If a student does only development and hardly do any competitive programming
it is very difficult for them to pass the first round.

------
smnscu
This is a good resource that I'm currently going through to prepare for
interviews. Another one would be Competitive Programming (3rd edition) [1] but
for general interview skills the Codility lessons are also OK [2].
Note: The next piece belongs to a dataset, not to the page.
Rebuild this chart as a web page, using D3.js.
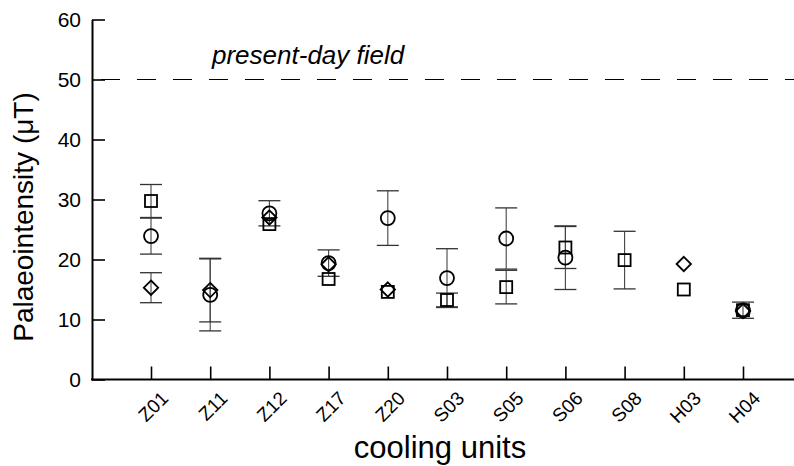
<!DOCTYPE html>
<html>
<head>
<meta charset="utf-8">
<script src="https://cdn.jsdelivr.net/npm/d3@7"></script>
<style>
  html, body { margin: 0; padding: 0; background: #fff; }
  svg { display: block; font-family: "Liberation Sans", Arial, Helvetica, sans-serif; }
</style>
</head>
<body>
<svg id="chart" width="794" height="466"></svg>
<script>
const units = ["Z01","Z11","Z12","Z17","Z20","S03","S05","S06","S08","H03","H04"];
const squares    = [29.75, null, 25.9, 16.75, 14.6, 13.25, 15.4, 22.0, 19.9, 15.0, 11.55];
const squareErr  = [2.75, null, null, null, null, 1.15, 2.8, 3.5, 4.8, null, 1.35];
const circles    = [23.9, 14.1, 27.7, 19.4, 26.9, 16.9, 23.5, 20.3, null, null, 11.5];
const circleErr  = [3.0, 6.0, 2.1, 2.2, 4.55, 4.9, 5.1, 5.3, null, null, null];
const diamonds   = [15.3, 14.9, 27.0, 19.2, 15.0, null, null, null, null, 19.25, 11.4];
const diamondErr = [2.5, 5.3, null, null, null, null, null, null, null, null, null];
const yTicks = [0, 10, 20, 30, 40, 50, 60];
const presentDay = 50;

const svg = d3.select("#chart");
const x0 = 92, xRight = 794;
const x = d3.scalePoint().domain(units).range([151, 743]);
const y = d3.scaleLinear().domain([0, 60]).range([379.5, 19.5]);

// present-day field dashed line
svg.append("line")
  .attr("x1", 101).attr("x2", xRight)
  .attr("y1", y(presentDay)).attr("y2", y(presentDay))
  .attr("stroke", "#000").attr("stroke-width", 1.2)
  .attr("stroke-dasharray", "19,17");
svg.append("text")
  .attr("x", 212).attr("y", 64)
  .attr("font-size", 26).attr("font-style", "italic")
  .text("present-day field");

// Y axis
const yAxis = d3.axisLeft(y).tickValues(yTicks).tickSizeInner(-13).tickSizeOuter(0).tickPadding(11);
const gy = svg.append("g").attr("transform", `translate(${x0},0)`).call(yAxis);
gy.select(".domain").attr("stroke-width", 2);
gy.selectAll(".tick line").attr("stroke-width", 1.6);
gy.selectAll(".tick text").attr("font-size", 21).attr("fill", "#000")
  .attr("font-family", "'Liberation Sans', Arial, sans-serif");

// X axis
const xAxis = d3.axisBottom(x).tickSizeInner(-13).tickSizeOuter(0).tickPadding(0);
const gx = svg.append("g").attr("transform", `translate(0,${y(0)})`).call(xAxis);
gx.select(".domain").remove();
gx.selectAll(".tick line").attr("stroke-width", 1.6);
gx.selectAll(".tick text")
  .attr("y", null).attr("dy", null)
  .attr("text-anchor", "end")
  .attr("transform", "translate(18,20) rotate(-45)")
  .attr("font-size", 19).attr("fill", "#000")
  .attr("font-family", "'Liberation Sans', Arial, sans-serif");
svg.append("line")
  .attr("x1", x0 - 1).attr("x2", xRight)
  .attr("y1", y(0)).attr("y2", y(0))
  .attr("stroke", "#000").attr("stroke-width", 2);

// axis titles
svg.append("text")
  .attr("x", 440).attr("y", 458)
  .attr("text-anchor", "middle").attr("font-size", 31)
  .text("cooling units");
svg.append("text")
  .attr("transform", "translate(33,217) rotate(-90)")
  .attr("text-anchor", "middle").attr("font-size", 28)
  .text("Palaeointensity (\u03bcT)");

// build series
const series = [
  { vals: squares, errs: squareErr, shape: "square" },
  { vals: circles, errs: circleErr, shape: "circle" },
  { vals: diamonds, errs: diamondErr, shape: "diamond" }
];

const errG = svg.append("g");
const capW = 11;
series.forEach(s => {
  const pts = units.map((u, i) => ({ u, v: s.vals[i], e: s.errs[i] }))
    .filter(d => d.v != null && d.e != null);
  const g = errG.selectAll(null).data(pts).enter().append("g");
  g.append("line")
    .attr("x1", d => x(d.u)).attr("x2", d => x(d.u))
    .attr("y1", d => y(d.v + d.e)).attr("y2", d => y(d.v - d.e))
    .attr("stroke", "#444").attr("stroke-width", 1.1);
  [1, -1].forEach(sg => {
    g.append("line")
      .attr("x1", d => x(d.u) - capW).attr("x2", d => x(d.u) + capW)
      .attr("y1", d => y(d.v + sg * d.e)).attr("y2", d => y(d.v + sg * d.e))
      .attr("stroke", "#333").attr("stroke-width", 1.3);
  });
});

const markG = svg.append("g");
series.forEach(s => {
  const pts = units.map((u, i) => ({ u, v: s.vals[i] })).filter(d => d.v != null);
  const sel = markG.selectAll(null).data(pts).enter();
  if (s.shape === "square") {
    sel.append("rect")
      .attr("x", d => x(d.u) - 6).attr("y", d => y(d.v) - 6)
      .attr("width", 12).attr("height", 12);
  } else if (s.shape === "circle") {
    sel.append("circle")
      .attr("cx", d => x(d.u)).attr("cy", d => y(d.v)).attr("r", 7);
  } else {
    sel.append("path")
      .attr("d", d => {
        const cx = x(d.u), cy = y(d.v), r = 7.2;
        return `M${cx},${cy - r}L${cx + r},${cy}L${cx},${cy + r}L${cx - r},${cy}Z`;
      });
  }
});
markG.selectAll("rect,circle,path")
  .attr("fill", "none").attr("stroke", "#000").attr("stroke-width", 1.8);
</script>
</body>
</html>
1 - [https://www.amazon.com/Competitive-Programming-3rd-Steven-
Ha...](https://www.amazon.com/Competitive-Programming-3rd-Steven-
Halim/dp/B00FG8MNN8)

2 -
[https://drive.google.com/open?id=1WjXxbdle0_Syip_LygBpnZkfHv...](https://drive.google.com/open?id=1WjXxbdle0_Syip_LygBpnZkfHvqST34s)

------
joshvm
I like this book, but I have some reservations for using it for interview
practice. There is no discussion on implementation of some of the algorithms,
which may be relevant in an interview (e.g. if you're not allowed to use
std::sort).

There are also a lot of topics where there's a brief overview of the
algorithm, but no code - e.g. the geometry section is interesting and has some
useful ideas, but no implementation. This gets worse as the algorithms get
more complicated, and some quite difficult topics get a cursory glance.

For the general categories of problems that you find on e.g. LeetCode or
Intervewbit, this book is really useful. It's a good, practical, companion to
a proper algorithms textbook.

Perhaps most irritating - if using this for prep - is that there are virtually
no case studies, and the case studies that are in there assume a lot of code
which isn't in the book (either boilerplate or assistance functions). This
book would be incredibly valuable if each chapter had a list of example
problems (solved or unsolved) to see how things are applied.

------
qntty
Has anybody gotten into this kind of programming post-college? Are there
communities outside of high school and college competitions for this sort of
thing?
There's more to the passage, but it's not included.